Par ailleurs, avec l’objectif de la zéro artificialisation nette (ZAN), on sent que la pression sur le foncier se renforce en zone métropolitaine. Certains aménageurs sont prêts à investir pour acquérir des friches dans la perspective de la raréfaction du foncier constructible. Face à cette forme de spéculation, seul le droit de préemption permet aux collectivités d’agir. Mais celui-ci doit s’appuyer sur un projet préalablement défini ! C’est donc bien la réflexion en amont qui constitue la première étape, celle qui permettra d’enclencher la reconversion des friches.

Les outils dont on dispose aujourd’hui pour la reconversion des friches sont-ils suffisants ?

Il serait utile de régler les questions de propriété et d’accès aux sites. En effet, la difficulté d’entrer en contact avec des propriétaires de sites anciens reste encore régulièrement source de blocage, tout comme certaines situations de liquidation judiciaire particulièrement complexes. Il s’agit là de problèmes juridiques sur lesquels le législateur pourrait se pencher afin de simplifier singulièrement les démarches.

Les OAP constituent un outil intéressant. Mais elles s’appuient sur une notion de compatibilité et non de conformité. La marge de manœuvre peut donc être floue et la notion de compatibilité mériterait d’être éclairée pour faciliter l’analyse des instructeurs du droit des sols encore peu familiarisés avec ces outils.

Avec l’EPF Hauts-de-France, nous disposons enfin dans le département de la Somme d’un outil d’aménagement susceptible de « déclencher » la reconversion effective de friches en proposant un appui pour la réalisation concrète des projets : acquisition, études, travaux et rétrocession.
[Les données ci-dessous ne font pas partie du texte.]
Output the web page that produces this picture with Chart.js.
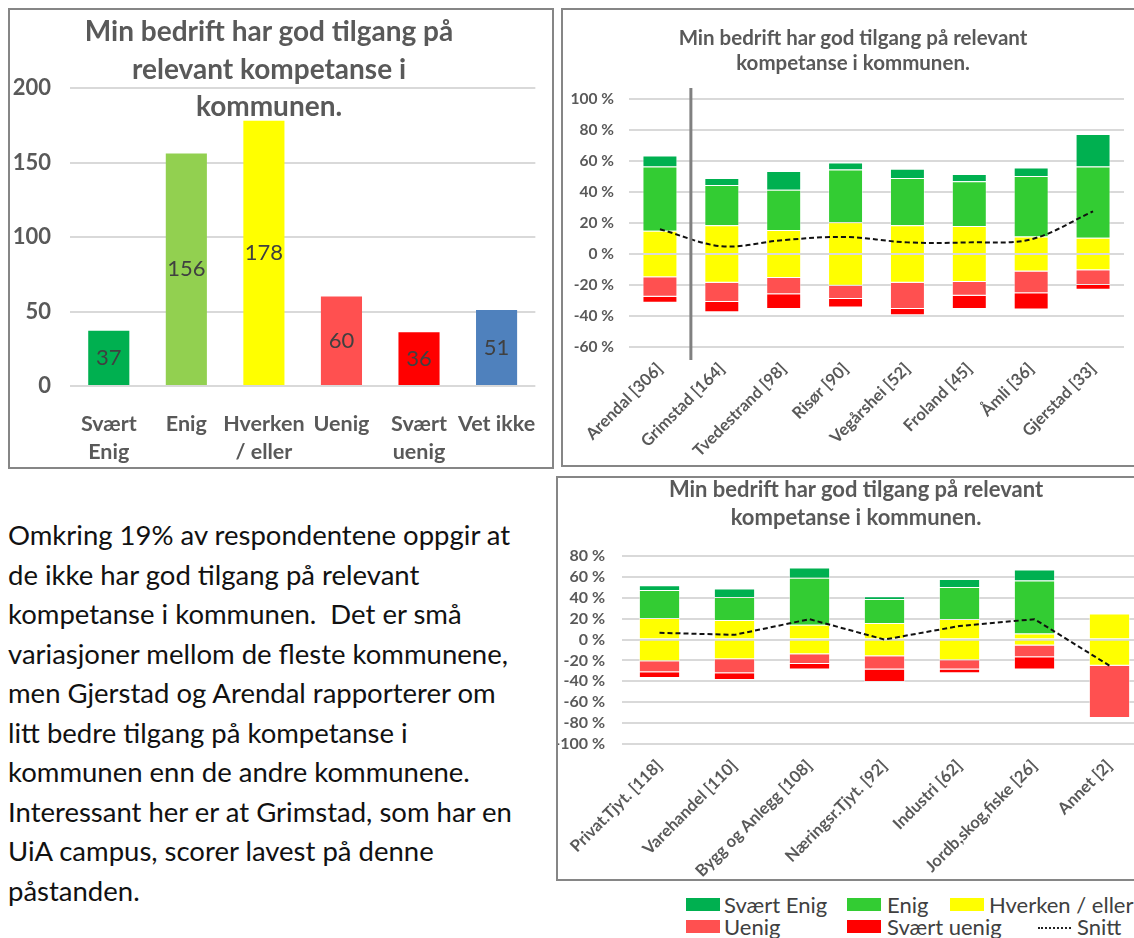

Mais l’EPF n’interviendra fort logiquement que si la collectivité propose un projet de reconversion suffisamment mature.

Pour conclure, un des outils majeurs de la reconversion des friches est le temps ! Cette valeur devenue rare dans notre société… Il est à la fois celui que les divers appels à projets laissent si peu et celui, ô combien précieux, du dialogue, de la maturation et de la stratégie partagée. Les « élus-aménageurs » qui portent des ambitions de reconversion devraient pouvoir compter sur une permanence des moyens d’accompagnement, qu’ils relèvent de financements ou d’ingénierie.